Search code examples
python-3.xtensorflow2.xmobilenet

How can MobileNetV2 have the same number of parameters for different custom input shapes?


I'm following the tensorflow2 tutorial on fine-tunning and transfer learning using a MobileNetV2 as base architecture.

The first thing I noticed is that the biggest input shape available for pre-trained 'imagenet' weights is (224, 224, 3). I tried to use a custom shape (640, 640, 3) and as per the documentation, it gives a warning saying that the weights for the (224, 224, 3) shape were loaded.

So if I load a network like this:

import tensorflow as tf

tf.keras.backend.clear_session()
def create_model():
  base_model = tf.keras.applications.MobileNetV2(input_shape=(640,640,3),
                                include_top=False)
  x = base_model.output
  x = tf.keras.layers.GlobalAveragePooling2D()(x)
  x = tf.keras.layers.Dense((1), activation='sigmoid')(x)
  x = tf.keras.Model(inputs=base_model.inputs, outputs=x)
  x.compile(optimizer=tf.keras.optimizers.RMSprop(lr=0.0001),
                         loss='binary_crossentropy',
                         metrics=[tf.keras.metrics.BinaryAccuracy()])
  return x

tf_model = create_model()

It gives the warning:

WARNING:tensorflow:`input_shape` is undefined or non-square, or `rows` is not in [96, 128, 160, 192, 224]. Weights for input shape (224, 224) will be loaded as the default.

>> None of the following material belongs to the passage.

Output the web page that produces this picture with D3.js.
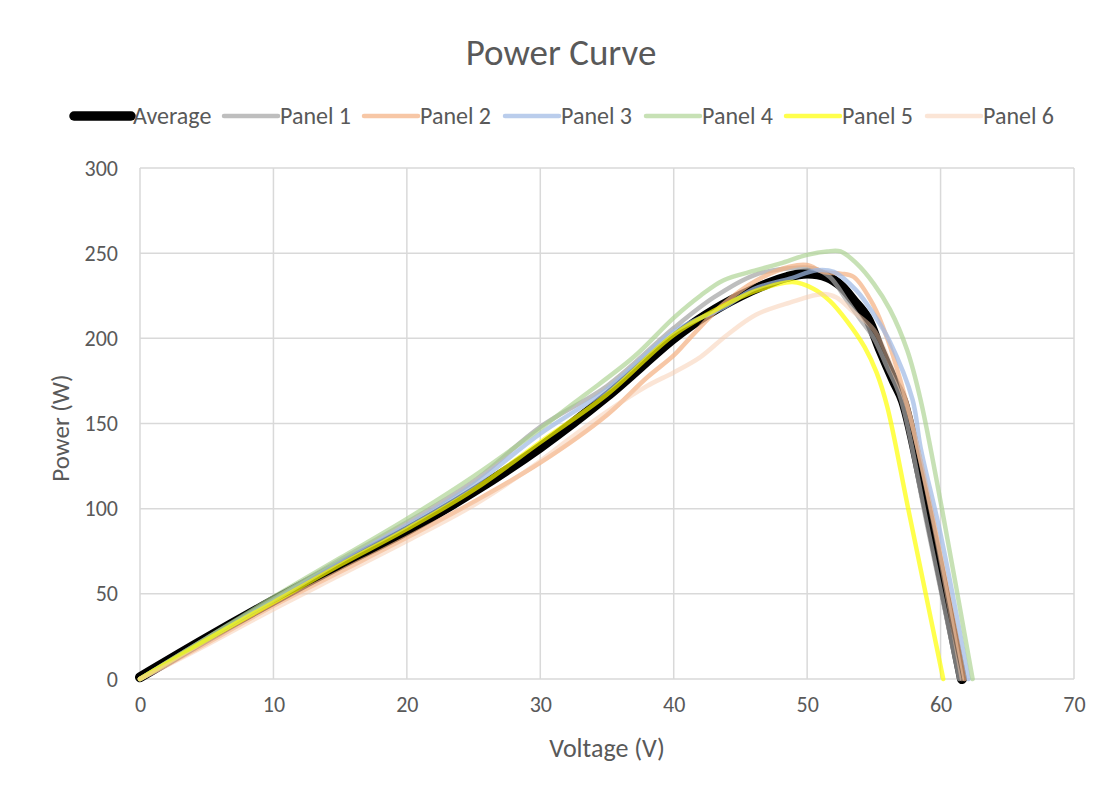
<!DOCTYPE html>
<html>
<head>
<meta charset="utf-8">
<script src="https://cdn.jsdelivr.net/npm/d3@7"></script>
<style>
  html, body { margin: 0; padding: 0; background: #fff; }
  svg text { font-family: Carlito, Lato, "Liberation Sans", sans-serif; fill: #595959; }
</style>
</head>
<body>
<svg id="chart" width="1107" height="794"></svg>
<script>
// ---- data ----
const seriesNames = ["Average", "Panel 1", "Panel 2", "Panel 3", "Panel 4", "Panel 5", "Panel 6"];

const avgV = [0, 5, 10, 15, 20, 25, 30, 35, 40, 42.5, 45, 47, 48.5, 50, 51.5, 52.5, 53.5, 54.5, 55.5, 56.5, 57.2, 59, 61.6];
const avgP = [1, 24, 46, 67, 87, 110, 136, 166, 200, 214, 225, 232, 236, 238, 236, 231, 222, 212, 193, 175, 163, 100, 0];

const p1V = [0, 5, 10, 15, 20, 25, 30, 35, 40, 43, 46, 48.5, 50.5, 51.7, 53, 54, 55, 56, 57, 59, 61.4];
const p1P = [0, 24, 47, 70, 92, 116, 148, 172, 206, 224, 237, 241, 241, 236, 222, 211, 200, 183, 165, 90, 0];

const p2V = [0, 5, 10, 15, 20, 25, 30, 35, 38, 40, 41.2, 43.7, 46.2, 48.7, 50, 51.2, 52.5, 53.5, 55, 56, 57, 58, 59.5, 61.8];
const p2P = [0, 21, 43, 63, 83, 104, 127, 155, 177, 190, 200, 220, 234, 242, 243, 239, 238, 236, 219, 200, 175, 145, 92, 0];

const p3V = [0, 5, 10, 15, 20, 25, 30, 35, 40, 43.7, 46, 48.7, 50.7, 52, 53.7, 55, 56.2, 57.9, 58.5, 60, 62.1];
const p3P = [0, 23, 46, 69, 90, 114, 144, 170, 204, 218, 229, 235, 240, 239, 228, 214, 198, 164, 136, 85, 0];

const p4V = [0, 5, 10, 15, 20, 25, 30, 33.2, 37, 40, 42, 43.7, 46.2, 48, 50, 51.5, 52.5, 53.7, 55, 56.2, 57.5, 58.5, 60.1, 62.4];
const p4P = [0, 24, 48, 71, 94, 119, 147, 166, 189, 212, 225, 234, 240, 244, 249, 251, 251, 244, 232, 217, 193, 164, 100, 0];

const p5V = [0, 5, 10, 15, 20, 25, 30, 35, 40, 43.7, 46.2, 48.9, 50.5, 51.7, 53, 54.3, 55.2, 56, 57.6, 60.2];
const p5P = [0, 23, 45, 67, 88, 111, 139, 167, 202, 219, 228, 233, 229, 222, 210, 195, 180, 160, 99, 0];

const p6V = [0, 5, 10, 15, 20, 25, 30, 32, 35, 38, 40, 42, 44, 46.2, 48.7, 51.2, 52.2, 53.4, 55, 56.5, 57.5, 59.5, 61.6];
const p6P = [0, 20, 41, 61, 81, 102, 128, 140, 157, 172, 180, 189, 202, 214, 221, 226, 224, 216, 205, 180, 160, 90, 0];

const xTicks = [0, 10, 20, 30, 40, 50, 60, 70];
const yTicks = [0, 50, 100, 150, 200, 250, 300];

// ---- styles ----
const colors = ["#000000", "rgba(165,165,165,0.72)", "rgba(244,177,131,0.72)", "rgba(160,186,228,0.72)",
                "rgba(169,209,142,0.65)", "rgba(255,255,0,0.7)", "rgba(248,203,173,0.5)"];
const widths = [10, 4.5, 4.5, 4.5, 4.5, 4.5, 4.5];

const seriesV = [avgV, p1V, p2V, p3V, p4V, p5V, p6V];
const seriesP = [avgP, p1P, p2P, p3P, p4P, p5P, p6P];

const svg = d3.select("#chart");
const x = d3.scaleLinear().domain([0, 70]).range([140, 1074]);
const y = d3.scaleLinear().domain([0, 300]).range([679, 168]);

// gridlines
svg.append("g").selectAll("line").data(yTicks).join("line")
  .attr("x1", x(0)).attr("x2", x(70))
  .attr("y1", d => y(d)).attr("y2", d => y(d))
  .attr("stroke", "#d9d9d9").attr("stroke-width", 1.5);
svg.append("g").selectAll("line").data(xTicks).join("line")
  .attr("y1", y(0)).attr("y2", y(300))
  .attr("x1", d => x(d)).attr("x2", d => x(d))
  .attr("stroke", "#d9d9d9").attr("stroke-width", 1.5);

// axes labels via d3 axes
const yAxis = svg.append("g").attr("transform", `translate(${x(0)},0)`)
  .call(d3.axisLeft(y).tickValues(yTicks).tickSize(0).tickPadding(22));
const xAxis = svg.append("g").attr("transform", `translate(0,${y(0)})`)
  .call(d3.axisBottom(x).tickValues(xTicks).tickSize(0).tickPadding(17));
[yAxis, xAxis].forEach(a => {
  a.select(".domain").remove();
  a.selectAll("text").style("font-size", "22px").attr("fill", "#595959");
});

// lines
const line = d3.line().x(d => x(d[0])).y(d => y(d[1])).curve(d3.curveCatmullRom.alpha(0.5));
seriesV.forEach((vs, i) => {
  const pts = vs.map((v, j) => [v, seriesP[i][j]]);
  svg.append("path").datum(pts)
    .attr("d", line)
    .attr("fill", "none")
    .attr("stroke", colors[i])
    .attr("stroke-width", widths[i])
    .attr("stroke-linejoin", "round")
    .attr("stroke-linecap", "round");
});

// title
svg.append("text").attr("x", 561).attr("y", 65).attr("text-anchor", "middle")
  .style("font-size", "37px").text("Power Curve");

// axis titles
svg.append("text").attr("x", 607).attr("y", 757).attr("text-anchor", "middle")
  .style("font-size", "26px").text("Voltage (V)");
svg.append("text").attr("transform", "translate(69,428) rotate(-90)").attr("text-anchor", "middle")
  .style("font-size", "25px").text("Power (W)");

// legend
const legendX = [74, 224, 364, 505, 646, 786, 927];
const sampleW = [57, 54, 54, 54, 54, 54, 54];
const lg = svg.append("g");
seriesNames.forEach((name, i) => {
  const x0 = legendX[i];
  lg.append("line").attr("x1", x0).attr("x2", x0 + sampleW[i])
    .attr("y1", 116).attr("y2", 116)
    .attr("stroke", colors[i]).attr("stroke-width", i === 0 ? 9.5 : 4.5)
    .attr("stroke-linecap", "round");
  lg.append("text").attr("x", x0 + sampleW[i] + 2).attr("y", 124)
    .style("font-size", "24px").text(name);
});
</script>
</body>
</html>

If I try to use an input shape like (224, 224, 3) then the warning vanishes, nevertheless, I tried to check the number of trainable parameters in both cases using

tf_model.summary()

and found out that the number of trainable parameters is the same

Total params: 2,259,265
Trainable params: 2,225,153
Non-trainable params: 34,112

even though the number size of the Convolutional filters changes accordingly to the custom input shape. So how can the number of parameters remain the same even when the Convolutional filters have bigger (spatial) sizes?


Solution

  • You're rights. The number of conv parameters only depends of the size of the kernel, the number of channels for a particular layer and the total number of layers.

    However, the problem when you change the input resolution (here 640x480x3) is that the final layer right before the fc layer won't have the same dimension than the network with 224x224x3. Thus, it's not compatible as is.

    Why?

    example with Input resolution 224x224x3 :

    1. 1st layer stride = 2 thus output of layer 1 is 112x112x32
    2. 2nd layer stride = 2 thus output of layer 2 is 56x56x16
    3. 3rd layer stride = 1 thus output of layer 3 is 56x56x32
    4. and so on...

    The stride affects the resolution of intermediate feature maps. Last layer would be bigger if you use a 640x480x3 input resolution so the FC layer is not compatible. You should transfer the convolutional weights learned from the vanilla model (with 224x224 resolution) to the new convnet compatible with 640x480x3 input data.